Norwegian art conservator (1938–2022)

Erling Sigvard Skaug (15 December 1938 - 7 March 2022) was a Norwegian art conservator.

He started his career at the National Gallery of Norway and also worked as a conservator at the Norsk Folkemuseum and the Oldsakssamlingen. In 1995 he took the dr.philos. degree and in 1997 he was hired as a professor of conservation at the University of Oslo. He retired in 2004, but was a guest scholar at the Harvard Center for Italian Renaissance Studies in 2008-09. He was a fellow of the Norwegian Academy of Science and Letters. In 2006, he was awarded the title "Cavaliere dell'Ordine della Stella d'Italia" by the Italian government, for his work to save Italian cultural heritage after the flood in Florence of 1966.

In 2018 he issued the polemic book Spillet om Nasjonalgalleriet.
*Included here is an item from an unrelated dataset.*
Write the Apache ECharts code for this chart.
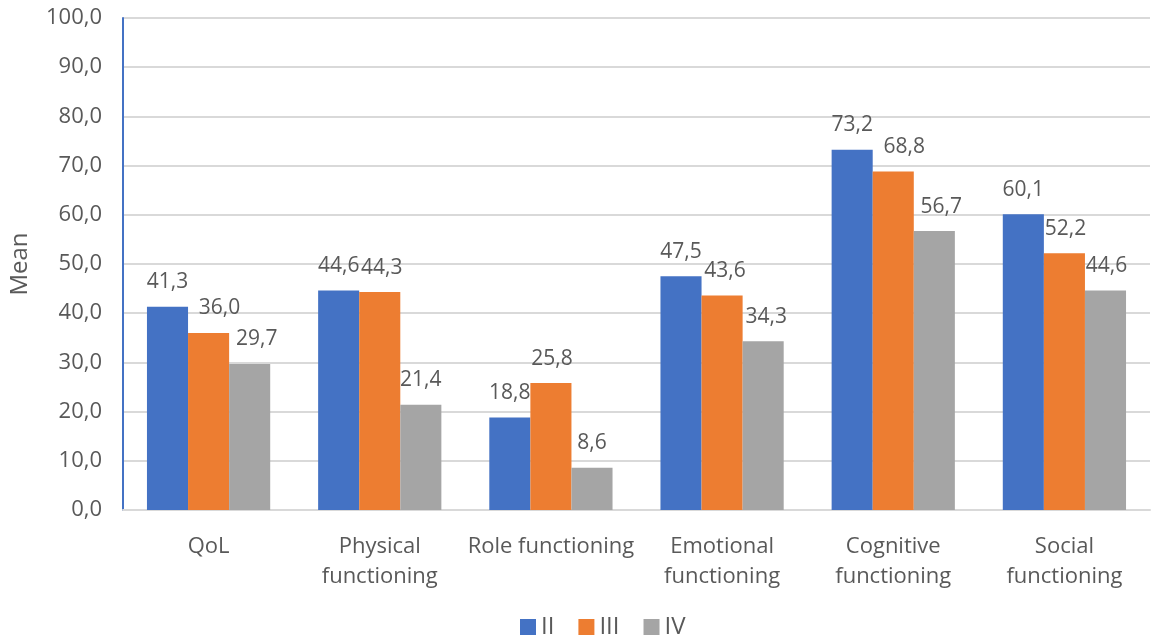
<!DOCTYPE html>
<html>
<head>
<meta charset="utf-8">
<script src="https://cdn.jsdelivr.net/npm/echarts@6/dist/echarts.min.js"></script>
<style>
  html, body { margin: 0; padding: 0; background: #ffffff; }
  #chart { width: 1158px; height: 638px; }
</style>
</head>
<body>
<div id="chart"></div>
<script>
// Mean scores by domain for stages II, III and IV
const categories = ['QoL', 'Physical\nfunctioning', 'Role functioning', 'Emotional\nfunctioning', 'Cognitive\nfunctioning', 'Social\nfunctioning'];
const stageII  = [41.3, 44.6, 18.8, 47.5, 73.2, 60.1];
const stageIII = [36.0, 44.3, 25.8, 43.6, 68.8, 52.2];
const stageIV  = [29.7, 21.4, 8.6, 34.3, 56.7, 44.6];
const seriesNames = ['II', 'III', 'IV'];
const seriesColors = ['#4472C4', '#ED7D31', '#A5A5A5'];

// horizontal nudges (px) that keep neighbouring value labels apart
const labelNudge = [
  [0, 0, 0, 0, 0, 0],
  [11, 2, 1, 3, 11, 1],
  [7, 0, 0, 3, 7, 1]
];

const FONT = '"Open Sans", "Liberation Sans", sans-serif';
const TEXT = '#595959';

const fmt = v => v.toFixed(1).replace('.', ',');

function makeSeries(idx, data) {
  return {
    name: seriesNames[idx],
    type: 'bar',
    data: data.map((v, i) => ({
      value: v,
      label: { offset: [labelNudge[idx][i], 0] }
    })),
    barGap: '0%',
    barCategoryGap: '28%',
    itemStyle: { color: seriesColors[idx] },
    label: {
      show: true,
      position: 'top',
      distance: 14,
      fontFamily: FONT,
      fontSize: 21,
      color: TEXT,
      formatter: p => fmt(p.value)
    }
  };
}

const chart = echarts.init(document.getElementById('chart'));
chart.setOption({
  animation: false,
  textStyle: { fontFamily: FONT },
  grid: { left: 120, right: 8, top: 18, bottom: 128 },
  legend: {
    top: 610,
    left: 515,
    itemWidth: 16,
    itemHeight: 16,
    itemGap: 24,
    icon: 'rect',
    textStyle: { fontFamily: FONT, fontSize: 24, color: TEXT },
    data: seriesNames
  },
  xAxis: {
    type: 'category',
    data: categories,
    axisLine: { lineStyle: { color: '#D9D9D9', width: 2 } },
    axisTick: { show: false },
    axisLabel: {
      fontFamily: FONT,
      fontSize: 22,
      color: TEXT,
      margin: 22,
      lineHeight: 30,
      interval: 0
    }
  },
  yAxis: {
    type: 'value',
    min: 0,
    max: 100,
    interval: 10,
    name: 'Mean',
    nameLocation: 'middle',
    nameGap: 91,
    nameRotate: 90,
    nameTextStyle: { fontFamily: FONT, fontSize: 24, color: TEXT },
    axisLine: { show: true, lineStyle: { color: '#4472C4', width: 2 } },
    axisTick: { show: false },
    splitLine: { lineStyle: { color: '#D9D9D9', width: 2 } },
    axisLabel: {
      fontFamily: FONT,
      fontSize: 22,
      color: TEXT,
      margin: 21,
      formatter: v => fmt(v)
    }
  },
  series: [
    makeSeries(0, stageII),
    makeSeries(1, stageIII),
    makeSeries(2, stageIV)
  ]
});
</script>
</body>
</html>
En politisk skandale, in which he criticized the process of discontinuing the National Gallery of Norway and moving it to the National Museum of Norway.
== 1966 Florence flood involvement ==

As a young conservator, Erling Skaug (1938–2022) participated in restoration work following the 1966 Florence flood, assisting efforts to restore paintings damaged by floodwaters from the Arno River. The experience influenced his later career in conservation and art historical research. Skaug subsequently worked at institutions including the National Gallery of Norway and later became professor of conservation at the University of Oslo. His contributions to the preservation of Italian cultural heritage after the flood were recognised by the Italian government, which awarded him the title Cavaliere dell’Ordine della Stella d’Italia in 2006.